In a traditional quant fund, math generates the signals and humans manage the risk. Solomon flips the stack. The AI is the edge. The quant layer serves as guardrails, not signal generators.
This mirrors how the best discretionary macro funds operate: deep contextual reasoning about the world, constrained by systematic risk management. Solomon automates the reasoning layer while keeping the risk layer deterministic and auditable.
The Council
A single LLM prompt produces a single opinion. Solomon splits reasoning across multiple specialized agents with structural biases, creating adversarial tension that mirrors real fund governance.
A PM wants to buy. Risk wants to sell. The CIO decides within policy constraints. Except the seats are filled by AI, the constraints are enforced by deterministic code, and every decision is journaled.
Models are tiered by function, not thrown at the problem uniformly.

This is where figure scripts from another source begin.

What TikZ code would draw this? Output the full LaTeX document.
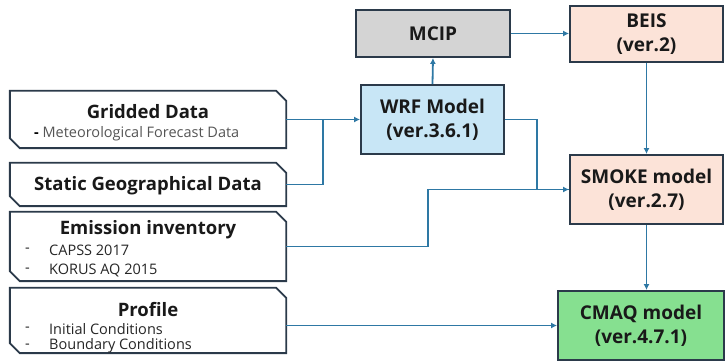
\documentclass[tikz,border=0pt]{standalone}
\usepackage{fontspec}
\setmainfont{Open Sans}[BoldFont={Open Sans Bold}]
\usetikzlibrary{arrows.meta}
\definecolor{conncol}{HTML}{2E78A4}
\definecolor{bordcol}{HTML}{2B3A4A}
\definecolor{wrffill}{HTML}{C8E6F6}
\definecolor{mcipfill}{HTML}{D4D4D4}
\definecolor{beisfill}{HTML}{FCE3D8}
\definecolor{cmaqfill}{HTML}{86E090}
\definecolor{subgray}{HTML}{555555}
\tikzset{
  boxline/.style={draw=bordcol, line width=1.9pt},
  model/.style={boxline, rectangle, inner sep=0pt, align=center, font=\bfseries\fontsize{19}{24}\selectfont, text=black!90},
  blank/.style={rectangle, inner sep=0pt, draw=none},
  title/.style={inner sep=0pt, font=\bfseries\fontsize{18.5}{20}\selectfont, text=black!90},
  item/.style={inner sep=0pt, anchor=west, font=\fontsize{14.5}{16}\selectfont, text=black!85},
  conn/.style={draw=conncol, line width=1.8pt},
  arr/.style={conn, -{Latex[length=6pt,width=6pt]}}
}
\begin{document}
\begin{tikzpicture}[x=1pt,y=-1pt]
\useasboundingbox (0,0) rectangle (726,363);
% left input boxes (snipped corners)
\node[blank, minimum width=276pt, minimum height=57pt] (grid) at (148,119.5) {};
\node[blank, minimum width=276pt, minimum height=43pt] (stat) at (148,184.5) {};
\node[blank, minimum width=276pt, minimum height=69pt] (emis) at (148,246.5) {};
\node[blank, minimum width=276pt, minimum height=65pt] (prof) at (148,320.5) {};
\foreach \n in {grid,stat,emis,prof}
  \draw[boxline, fill=white] (\n.north west) -- ([xshift=-10pt]\n.north east) -- ([yshift=-10pt]\n.north east)
     -- (\n.south east) -- ([xshift=10pt]\n.south west) -- ([yshift=10pt]\n.south west) -- cycle;
\node[title] (gridt) at (148,112) {Gridded Data};
\node[item, text=subgray] (grids) at (34,134) {\textcolor{black}{\bfseries -} Meteorological Forecast Data};
\node[title] (statt) at (148,186) {Static Geographical Data};
\node[title] (emist) at (148,230) {Emission inventory};
\node[item] (emd1) at (25,250) {-};
\node[item] (emi1) at (49,250) {CAPSS 2017};
\node[item] (emd2) at (25,270) {-};
\node[item] (emi2) at (49,270) {KORUS AQ 2015};
\node[title] (proft) at (148,310) {Profile};
\node[item] (prd1) at (25,329) {-};
\node[item] (pri1) at (49,329) {Initial Conditions};
\node[item] (prd2) at (25,346) {-};
\node[item] (pri2) at (49,346) {Boundary Conditions};
% model boxes
\node[model, fill=mcipfill, minimum width=154pt, minimum height=47pt] (mcip) at (433,33.5) {MCIP};
\node[model, fill=wrffill, minimum width=143pt, minimum height=69pt] (wrf) at (432.5,119.5) {WRF Model\\(ver.3.6.1)};
\node[model, fill=beisfill, minimum width=153pt, minimum height=56pt] (beis) at (646.5,34) {BEIS\\(ver.2)};
\node[model, fill=beisfill, minimum width=153pt, minimum height=69pt] (smoke) at (646.5,189.5) {SMOKE model\\(ver.2.7)};
\node[model, fill=cmaqfill, minimum width=166pt, minimum height=69pt] (cmaq) at (641,325.5) {CMAQ model\\(ver.4.7.1)};
% connectors
\coordinate (j1) at (323,119.5);
\coordinate (j2) at (537,119.5);
\coordinate (j3) at (428,246.5);
\draw[arr] (grid.east) -- (wrf.west);
\draw[conn] (stat.east) -| (j1);
\draw[arr] (wrf.north) -- (mcip.south);
\draw[arr] (mcip.east) -- (mcip.east -| beis.west);
\draw[conn] (wrf.east) -- (j2) |- (smoke.west);
\draw[arr] (emis.east) -- (j3) |- (smoke.west);
\draw[arr] (beis.south) -- (smoke.north);
\draw[arr] (smoke.south) -- (smoke.south |- cmaq.north);
\draw[arr] (prof.east |- cmaq.west) -- (cmaq.west);
\end{tikzpicture}
\end{document}
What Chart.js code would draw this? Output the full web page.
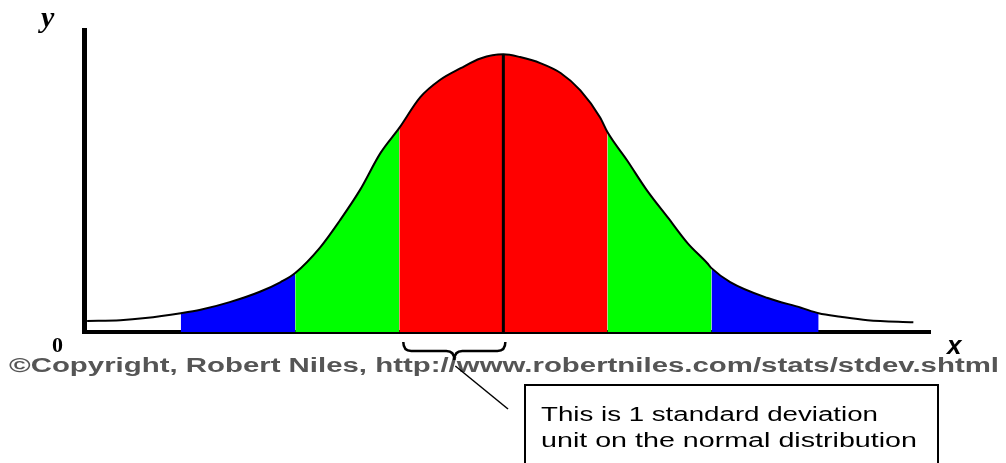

Scouts use fast, cheap models. Reasoning agents use mid-tier. The veto seat gets the flagship. The most consequential decision gets the best brain.
The Math
The quant layer doesn't generate alpha. It prevents ruin. Every conviction the AI council produces passes through deterministic risk infrastructure before a single dollar moves.

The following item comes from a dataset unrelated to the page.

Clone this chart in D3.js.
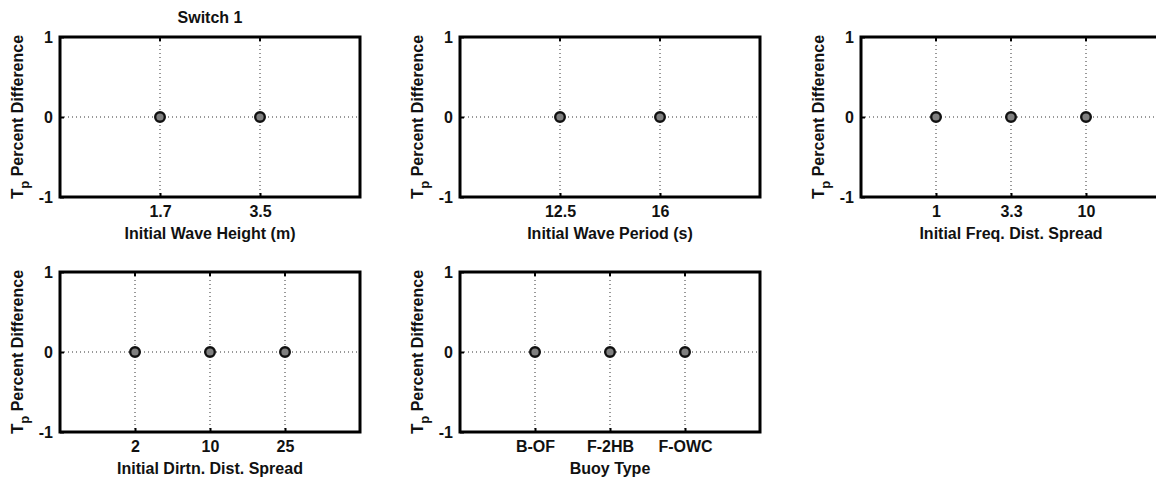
<!DOCTYPE html>
<html>
<head>
<meta charset="utf-8">
<script src="https://cdn.jsdelivr.net/npm/d3@7"></script>
<style>
  body { margin: 0; background: #fff; }
  svg text { font-family: "Liberation Sans", Arial, sans-serif; font-weight: bold; fill: #111; }
</style>
</head>
<body>
<svg width="1156" height="480"></svg>
<script>
// Panel categories (tick labels) and their Tp percent differences.
const waveHeights = ["1.7", "3.5"];
const waveHeightVals = [0, 0];
const wavePeriods = ["12.5", "16"];
const wavePeriodVals = [0, 0];
const freqSpreads = ["1", "3.3", "10"];
const freqSpreadVals = [0, 0, 0];
const dirSpreads = ["2", "10", "25"];
const dirSpreadVals = [0, 0, 0];
const buoyTypes = ["B-OF", "F-2HB", "F-OWC"];
const buoyTypeVals = [0, 0, 0];

const yTicks = [-1, 0, 1];

const panels = [
  { labels: waveHeights, vals: waveHeightVals, xlabel: "Initial Wave Height (m)", col: 0, row: 0, title: "Switch 1" },
  { labels: wavePeriods, vals: wavePeriodVals, xlabel: "Initial Wave Period (s)", col: 1, row: 0 },
  { labels: freqSpreads, vals: freqSpreadVals, xlabel: "Initial Freq. Dist. Spread", col: 2, row: 0 },
  { labels: dirSpreads, vals: dirSpreadVals, xlabel: "Initial Dirtn. Dist. Spread", col: 0, row: 1 },
  { labels: buoyTypes, vals: buoyTypeVals, xlabel: "Buoy Type", col: 1, row: 1 }
];

const svg = d3.select("svg");
const panelW = 300, panelH = 160;
const lefts = [60, 460, 861];
const tops = [37, 272];

panels.forEach(p => {
  const g = svg.append("g")
    .attr("transform", `translate(${lefts[p.col]},${tops[p.row]})`);

  const n = p.labels.length;
  const x = d3.scaleLinear().domain([0, n + 1]).range([0, panelW]);
  const y = d3.scaleLinear().domain([-1, 1]).range([panelH, 0]);
  const idx = d3.range(1, n + 1);

  // Dotted grid lines.
  g.selectAll("line.vgrid").data(idx).enter().append("line")
    .attr("x1", d => x(d)).attr("x2", d => x(d))
    .attr("y1", 0).attr("y2", panelH)
    .attr("stroke", "#333").attr("stroke-width", 1)
    .attr("stroke-dasharray", "1,3");
  g.append("line")
    .attr("x1", 0).attr("x2", panelW)
    .attr("y1", y(0)).attr("y2", y(0))
    .attr("stroke", "#333").attr("stroke-width", 1)
    .attr("stroke-dasharray", "1,3");

  // Bottom axis with labels, ticks pointing inward.
  const xAxis = g.append("g")
    .attr("transform", `translate(0,${panelH})`)
    .call(d3.axisBottom(x).tickValues(idx).tickFormat(i => p.labels[i - 1]).tickSize(-4).tickPadding(9));
  xAxis.select(".domain").remove();
  xAxis.selectAll("line").attr("stroke", "#000").attr("stroke-width", 2);
  xAxis.selectAll("text").attr("font-size", 16);

  // Top ticks.
  g.selectAll("line.ttick").data(idx).enter().append("line")
    .attr("x1", d => x(d)).attr("x2", d => x(d))
    .attr("y1", 0).attr("y2", 4)
    .attr("stroke", "#000").attr("stroke-width", 2);

  const yAxis = g.append("g")
    .call(d3.axisLeft(y).tickValues(yTicks).tickFormat(d3.format("d")).tickSize(-4).tickPadding(7));
  yAxis.select(".domain").remove();
  yAxis.selectAll("line").attr("stroke", "#000").attr("stroke-width", 2);
  yAxis.selectAll("text").attr("font-size", 16).text(d => d < 0 ? "-" + Math.abs(d) : d);

  // Axes box.
  g.append("rect")
    .attr("width", panelW).attr("height", panelH)
    .attr("fill", "none").attr("stroke", "#000").attr("stroke-width", 3);

  // Data markers.
  g.selectAll("circle").data(p.vals).enter().append("circle")
    .attr("cx", (d, i) => x(i + 1))
    .attr("cy", d => y(d))
    .attr("r", 4.8)
    .attr("fill", "#808080")
    .attr("stroke", "#111")
    .attr("stroke-width", 2.4);

  // X label.
  g.append("text")
    .attr("x", panelW / 2).attr("y", panelH + 42)
    .attr("text-anchor", "middle").attr("font-size", 16)
    .text(p.xlabel);

  // Y label: T with subscript p.
  const yl = g.append("text")
    .attr("transform", `translate(-37,${panelH / 2}) rotate(-90)`)
    .attr("text-anchor", "middle").attr("font-size", 16);
  yl.append("tspan").attr("font-size", 17).text("T");
  yl.append("tspan").attr("dy", 6).attr("font-size", 13).text("p");
  yl.append("tspan").attr("dy", -6).text(" Percent Difference");

  if (p.title) {
    g.append("text")
      .attr("x", panelW / 2).attr("y", -14)
      .attr("text-anchor", "middle").attr("font-size", 16)
      .text(p.title);
  }
});
</script>
</body>
</html>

Hard guardrails on conviction changes, position sizing, turnover, and cash reserves. The Fund Manager and Execution Strategist are pure deterministic code — no LLM can override the risk constraints. The math doesn't negotiate.
8 Themes
Solomon invests thematically, not ticker-by-ticker. Each theme carries a conviction score that determines capital allocation. Why thematic? Because that's where LLM reasoning adds value. Asking AI to predict a stock price is pointless. Asking it whether the AI infrastructure narrative is strengthening — that's worth asking.
71 tickers across 8 themes. The AI council adjusts conviction each session. Higher conviction, more capital deployed.
The Battle
Two identical instances. Same architecture. Same themes. Same data. Same guardrails. Same prompts. The only variable is the LLM brain.
Models matched by function — flagship vs flagship on the veto seat, mid-tier vs mid-tier on reasoning, fast vs fast on data transforms. Each instance has its own paper trading account, its own decision journal, and its own rate limiter.
This isn't a benchmark on test questions. It's a benchmark on capital allocation. Separate accounts. Real market data. Side by side. The model family that demonstrates better reasoning over time earns the right to manage real capital.
The Loop
The weekly review is where it gets recursive. Inspired by Karpathy's autoresearch — an AI system analyzing its own performance to propose improvements.
Each council's flagship model reviews its own week of decisions. What worked. What didn't. Where the agents were systematically wrong. Not just outcome analysis — reasoning analysis.